31/01/2017 6:05 PM IST | Updated 31/01/2017 6:48 PM IST
Anindito Mukherjee / Reuters

India's Chief Economic Advisor Arvind Subramanian strongly cautioned journalists on Tuesday to not compare India's year-on-year GDP numbers to calculate the impact from demonetisation, which he stressed was a "radical experiment" with few parallels.

"Many people will say 2015-2016 growth was 7.6 per cent and 2016 growth is Y...the difference is the demonetisation impact– incorrect," he said. "The more appropriate way is to do what would have happened in 2016-2017 without demonetisation and with demonetisation."

He added that CSO's advance estimates are based on baselines that don't include demonetisation impact, which also forms the basis of the economic survey's impact on the GDP numbers, projected at about 7 per cent.

He cited difficulty in available macro-data in coming up with accurate analysis to project an impact of demonetisation, noting that India's GDP collection methods will probably also "underestimate" the impact on the informal sector, which analysts believe has been hit severely by demonetisaion. The survey instead uses other indicators.

He also called IMF's recent lowering of GDP estimates for India at 6.6 per cent compared from an earlier 7.6 per cent an "incorrect" measure saying they were based on "overly-optimistic" earlier projections. He added that it would be inappropriate to compare those projections with that of the government as they use different "baseline" numbers to calculate their individual GDP numbers.

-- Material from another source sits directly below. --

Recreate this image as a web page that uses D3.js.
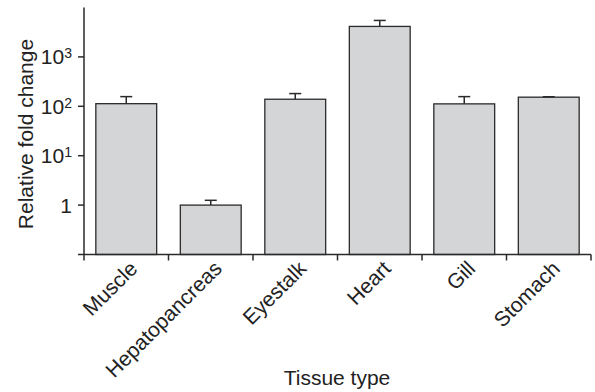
<!DOCTYPE html>
<html>
<head>
<meta charset="utf-8">
<script src="https://cdn.jsdelivr.net/npm/d3@7"></script>
<style>
  body { margin: 0; background: #fff; }
  text { font-family: "Liberation Sans", Arial, sans-serif; fill: #222; }
</style>
</head>
<body>
<svg id="chart" width="595" height="392"></svg>
<script>
// data
var tissues = ["Muscle", "Hepatopancreas", "Eyestalk", "Heart", "Gill", "Stomach"];
var foldChange = [113, 1.0, 139, 4140, 112, 153];
var errorTop = [157, 1.25, 181, 5470, 157, 156];
var tickValues = [1, 10, 100, 1000];
var tickLabels = [["1", ""], ["10", "1"], ["10", "2"], ["10", "3"]];

var svg = d3.select("#chart");
var mLeft = 84, mRight = 591, mTop = 7.5, mBottom = 254.5;

var x = d3.scaleBand().domain(tissues).range([mLeft, mRight]).paddingInner(0.28).paddingOuter(0.14);
var y = d3.scaleLog().domain([0.1, 10000]).range([mBottom, mTop]);

var fg = "#2a2a2a";

// bars
svg.selectAll("rect.bar")
  .data(tissues)
  .enter().append("rect")
  .attr("class", "bar")
  .attr("x", function(d) { return x(d); })
  .attr("width", x.bandwidth())
  .attr("y", function(d, i) { return y(foldChange[i]); })
  .attr("height", function(d, i) { return mBottom - y(foldChange[i]); })
  .style("fill", "#d4d5d7")
  .style("stroke", fg)
  .style("stroke-width", 1.3);

// error bars (upper only)
var eb = svg.selectAll("g.err").data(tissues).enter().append("g").attr("class", "err");
eb.append("line")
  .attr("x1", function(d) { return x(d) + x.bandwidth() / 2; })
  .attr("x2", function(d) { return x(d) + x.bandwidth() / 2; })
  .attr("y1", function(d, i) { return y(foldChange[i]); })
  .attr("y2", function(d, i) { return y(errorTop[i]); })
  .style("stroke", fg).style("stroke-width", 1.5);
eb.append("line")
  .attr("x1", function(d) { return x(d) + x.bandwidth() / 2 - 6; })
  .attr("x2", function(d) { return x(d) + x.bandwidth() / 2 + 6; })
  .attr("y1", function(d, i) { return y(errorTop[i]); })
  .attr("y2", function(d, i) { return y(errorTop[i]); })
  .style("stroke", fg).style("stroke-width", 1.5);

// y axis
svg.append("line")
  .attr("x1", mLeft).attr("x2", mLeft).attr("y1", mTop).attr("y2", mBottom)
  .style("stroke", fg).style("stroke-width", 1.5);
var yt = svg.selectAll("g.ytick").data(tickValues).enter().append("g").attr("class", "ytick")
  .attr("transform", function(d) { return "translate(0," + y(d) + ")"; });
yt.append("line").attr("x1", mLeft - 6).attr("x2", mLeft).style("stroke", fg).style("stroke-width", 1.5);
var yl = yt.append("text")
  .attr("x", 72).attr("dy", "0.36em")
  .attr("text-anchor", "end")
  .style("font-size", "21px");
yl.append("tspan").text(function(d, i) { return tickLabels[i][0]; });
yl.append("tspan").attr("dy", "-0.45em").style("font-size", "14px")
  .text(function(d, i) { return tickLabels[i][1]; });

// x axis with ticks at category boundaries
svg.append("line")
  .attr("x1", mLeft - 6).attr("x2", mRight).attr("y1", mBottom).attr("y2", mBottom)
  .style("stroke", fg).style("stroke-width", 1.5);
var bounds = d3.range(tissues.length + 1).map(function(i) { return mLeft + i * (mRight - mLeft) / tissues.length; });
svg.selectAll("line.xtick").data(bounds).enter().append("line")
  .attr("class", "xtick")
  .attr("x1", function(d) { return d; }).attr("x2", function(d) { return d; })
  .attr("y1", mBottom).attr("y2", mBottom + 6)
  .style("stroke", fg).style("stroke-width", 1.5);

svg.selectAll("text.xlab").data(tissues).enter().append("text")
  .attr("class", "xlab")
  .attr("text-anchor", "end")
  .attr("transform", function(d) {
    return "translate(" + (x(d) + x.bandwidth() / 2 + 2) + "," + (mBottom + 5) + ") rotate(-45)";
  })
  .attr("dy", "0.7em")
  .style("font-size", "21px")
  .text(function(d) { return d; });

// axis titles
svg.append("text")
  .attr("transform", "translate(33,134) rotate(-90)")
  .attr("text-anchor", "middle")
  .style("font-size", "21px")
  .text("Relative fold change");
svg.append("text")
  .attr("x", 337).attr("y", 385)
  .attr("text-anchor", "middle")
  .style("font-size", "21px")
  .text("Tissue type");
</script>
</body>
</html>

While reiterating the potential long-term benefits of demonetisation, he acknowledged the short-term costs of the demonetisaion exercise and the resulting impact on growth as less cash drags down on demand as well as supply of industries that rely on cash payments, in addition to lingering economic uncertainty from the cash crunch.

Subramanian forecasts India's 2016 Real GDP to slow down to quarter to half a percentage point, he noted. "The overall picture is mixed. One should tentatively conclude there will be an impact on GDP -- the question is how much," he said.

According to the fine print of the economic survey, it is too early to quantify the magnitude and long term effect of demonetisaion. "It will take several years to see the impact of demonetisation on illicit transactions, on black money, and on financial savings. But there are some signs pointing to change," it said.

Subramanian also cautioned that the success of demonetisaion will hinge on whether critical follow-up steps such as fast remonetisation are taken.

Separately, he slammed ratings agencies such as Standard & Poor's for denying a sovereign upgrade to India based on what he called "astonishingly inconsistent standards" compared to the ratings that have been assigned to China.

He pointed to the ratings upgrade given to China despite the country's decline in GDP growth and increase in credit-to-GDP rations – important risk indicators that don't merit an upgrade, he suggested, saying these ratings ought to be questioned.